Criterion Challenge 2023 | 45/52 | 1960s<blockquote>This film is not the story of a poet’s life. Instead, the filmmaker has attempted to recreate the world of a poet — the modulation of his soul, his passions, and his torments — broadly utilizing the symbolism and allegories of medieval Armenian troubadours.</blockquote> On paper, this is a biopic about poet and troubadour (ashug) Sayat-Nova. In design, it is a series of moving, living paintings.

The color of pomegranate bleeding from the sheathe of a knife. A foot crushing a cluster of grapes. A child in child’s pose, framed in stained glass, as a woman drapes blankets over them.

The child is our protagonist. The compositions are stages of his life reconstituted from the Armenian culture of the period.

I am the man whose life and soul are torment.

Lines of poetry and song pair with the images.
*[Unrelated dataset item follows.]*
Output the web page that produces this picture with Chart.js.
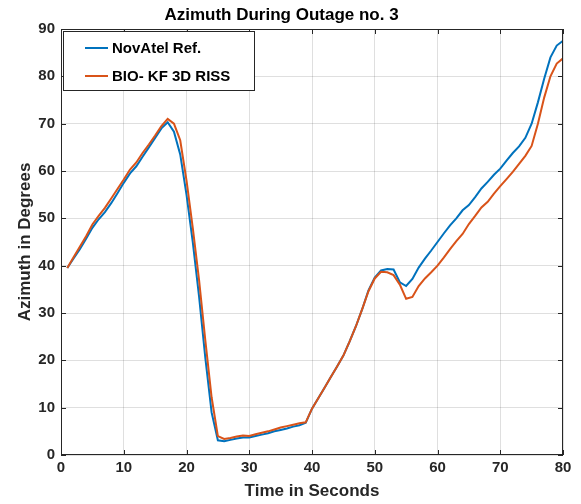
<!DOCTYPE html>
<html>
<head>
<meta charset="utf-8">
<script src="https://cdn.jsdelivr.net/npm/chart.js@4/dist/chart.umd.min.js"></script>
<style>
  html, body { margin: 0; padding: 0; background: #fff; }
  #wrap { width: 581px; height: 504px; }
</style>
</head>
<body>
<div id="wrap"><canvas id="c" width="581" height="504"></canvas></div>
<script>
const chartTitle = "Azimuth During Outage no. 3";
const xTitle = "Time in Seconds";
const yTitle = "Azimuth in Degrees";
const seriesNames = ["NovAtel Ref.", "BIO- KF 3D RISS"];

const timeSec = [1,2,3,4,5,6,7,8,9,10,11,12,13,14,15,16,17,18,19,20,
  21,22,23,24,25,26,27,28,29,30,31,32,33,34,35,36,37,38,39,40,
  41,42,43,44,45,46,47,48,49,50,51,52,53,54,55,56,57,58,59,60,
  61,62,63,64,65,66,67,68,69,70,71,72,73,74,75,76,77,78,79,80];

const novatelRef = [39.5,41.5,43.5,45.7,48.0,49.8,51.3,53.2,55.3,57.5,
  59.5,61.0,63.0,65.0,67.0,69.0,70.3,68.3,63.5,55.0,
  45.0,33.5,20.5,9.0,3.1,2.9,3.2,3.5,3.7,3.7,
  4.0,4.3,4.6,5.0,5.3,5.6,6.0,6.3,6.8,9.8,
  12.0,14.2,16.5,18.7,21.0,24.0,27.2,30.8,34.8,37.5,
  39.0,39.3,39.2,36.5,35.7,37.2,39.6,41.5,43.2,45.0,
  46.8,48.5,50.0,51.7,52.8,54.5,56.3,57.7,59.2,60.5,
  62.2,63.8,65.2,67.0,70.0,74.5,79.5,84.0,86.5,87.5];

const bioKf3dRiss = [39.5,41.8,44.0,46.2,48.7,50.5,52.2,54.2,56.2,58.2,
  60.3,61.8,63.8,65.6,67.5,69.5,71.0,70.0,66.5,58.0,
  48.0,37.0,24.2,12.2,4.0,3.4,3.6,3.9,4.1,4.0,
  4.4,4.7,5.0,5.4,5.8,6.1,6.4,6.7,6.9,9.8,
  12.0,14.2,16.5,18.7,21.0,24.0,27.2,30.8,34.6,37.3,
  38.7,38.6,38.0,36.0,33.0,33.4,35.7,37.3,38.6,40.0,
  41.7,43.5,45.2,46.7,48.8,50.5,52.3,53.5,55.2,56.8,
  58.3,59.8,61.5,63.2,65.3,70.0,75.5,80.0,82.7,83.8];

const xTicks = [0,10,20,30,40,50,60,70,80];
const yTicks = [0,10,20,30,40,50,60,70,80,90];

const BLUE = "#0072BD";
const ORANGE = "#D95319";
const AXC = "#262626";
const FONT = "'Liberation Sans', Arial, Helvetica, sans-serif";

function pts(xs, ys) { return xs.map((x, i) => ({ x: x, y: ys[i] })); }

const boxPlugin = {
  id: 'matlabBox',
  afterDraw(chart) {
    const { ctx, chartArea: a, scales } = chart;
    ctx.save();
    // inward ticks on all four sides
    ctx.strokeStyle = AXC;
    ctx.lineWidth = 1;
    const tl = 5;
    ctx.beginPath();
    xTicks.forEach(v => {
      const px = Math.round(scales.x.getPixelForValue(v)) + 0.5;
      ctx.moveTo(px, a.bottom); ctx.lineTo(px, a.bottom - tl);
      ctx.moveTo(px, a.top); ctx.lineTo(px, a.top + tl);
    });
    yTicks.forEach(v => {
      const py = Math.round(scales.y.getPixelForValue(v)) + 0.5;
      ctx.moveTo(a.left, py); ctx.lineTo(a.left + tl, py);
      ctx.moveTo(a.right, py); ctx.lineTo(a.right - tl, py);
    });
    ctx.stroke();
    // axes box
    ctx.strokeStyle = AXC;
    ctx.lineWidth = 1;
    ctx.strokeRect(Math.round(a.left) + 0.5, Math.round(a.top) + 0.5,
                   Math.round(a.right - a.left) - 1, Math.round(a.bottom - a.top) - 1);
    // legend box
    const lx = 63.5, ly = 31.5, lw = 191, lh = 59;
    ctx.fillStyle = '#ffffff';
    ctx.fillRect(lx, ly, lw, lh);
    ctx.strokeStyle = AXC;
    ctx.strokeRect(lx, ly, lw, lh);
    const rows = [48, 76];
    chart.data.datasets.forEach((ds, i) => {
      ctx.strokeStyle = ds.borderColor;
      ctx.lineWidth = 2;
      ctx.beginPath();
      ctx.moveTo(85, rows[i]); ctx.lineTo(108, rows[i]);
      ctx.stroke();
      ctx.fillStyle = '#000000';
      ctx.font = 'bold 15px ' + FONT;
      ctx.textAlign = 'left';
      ctx.textBaseline = 'middle';
      ctx.fillText(ds.label, 112, rows[i] + 1);
    });
    ctx.restore();
  }
};

new Chart(document.getElementById('c'), {
  type: 'line',
  data: {
    datasets: [
      { label: seriesNames[0], data: pts(timeSec, novatelRef), borderColor: BLUE,
        backgroundColor: BLUE, borderWidth: 2, pointRadius: 0, tension: 0, order: 1 },
      { label: seriesNames[1], data: pts(timeSec, bioKf3dRiss), borderColor: ORANGE,
        backgroundColor: ORANGE, borderWidth: 2, pointRadius: 0, tension: 0, order: 0 }
    ]
  },
  options: {
    responsive: false,
    animation: false,
    devicePixelRatio: 1,
    layout: { padding: { left: 0, right: 18, top: 0, bottom: 0 } },
    plugins: {
      legend: { display: false },
      tooltip: { enabled: false },
      title: {
        display: true, text: chartTitle, color: '#000000',
        font: { family: FONT, size: 17, weight: 'bold', lineHeight: 1.2 },
        padding: { top: 5, bottom: 3.6 }
      }
    },
    scales: {
      x: {
        type: 'linear', min: 0, max: 80,
        afterFit(s) { s.height = 49; },
        afterBuildTicks(s) { s.ticks = xTicks.map(v => ({ value: v })); },
        grid: { color: 'rgba(38,38,38,0.15)', drawTicks: false },
        border: { display: false },
        ticks: { color: AXC, padding: 4, maxRotation: 0,
          font: { family: FONT, size: 15, weight: 'bold' } },
        title: { display: true, text: xTitle, color: AXC,
          font: { family: FONT, size: 17, weight: 'bold', lineHeight: 1.2 },
          padding: { top: 0, bottom: 2 } }
      },
      y: {
        type: 'linear', min: 0, max: 90,
        afterFit(s) { s.width = 61; },
        afterBuildTicks(s) { s.ticks = yTicks.map(v => ({ value: v })); },
        grid: { color: 'rgba(38,38,38,0.15)', drawTicks: false },
        border: { display: false },
        ticks: { color: AXC, padding: 6,
          font: { family: FONT, size: 15, weight: 'bold' } },
        title: { display: true, text: yTitle, color: AXC,
          font: { family: FONT, size: 17, weight: 'bold', lineHeight: 1.2 },
          padding: { top: 15, bottom: 0 } }
      }
    }
  },
  plugins: [boxPlugin]
});
</script>
</body>
</html>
Not a narrative but another avenue into the poet’s internal world.

Sofiko Chiaureli is a Tilda Swinton-type — their androgynous look transcends gender and readily imitates and elides it according to the scene’s needs.

I desired a shroud for the dead body. Instead, they bared the frenzied contortions of their living bodies. Where then shall I seek selfless love?

Director Sergei Parajanov’s provocation is to ignore social realism in conveying a person who lived. Like Andrei Rublev, its poetic vision did not align with the rigid framework of Stalin. It was Tarkovsky’s Ivan’s Childhood that inspired Parajanov to make films in the first place.

This film could be the most beautiful-looking I’ve seen. I would love to play a video game in which each of the levels/worlds were these tableaux.

We're seeking ourselves in each other.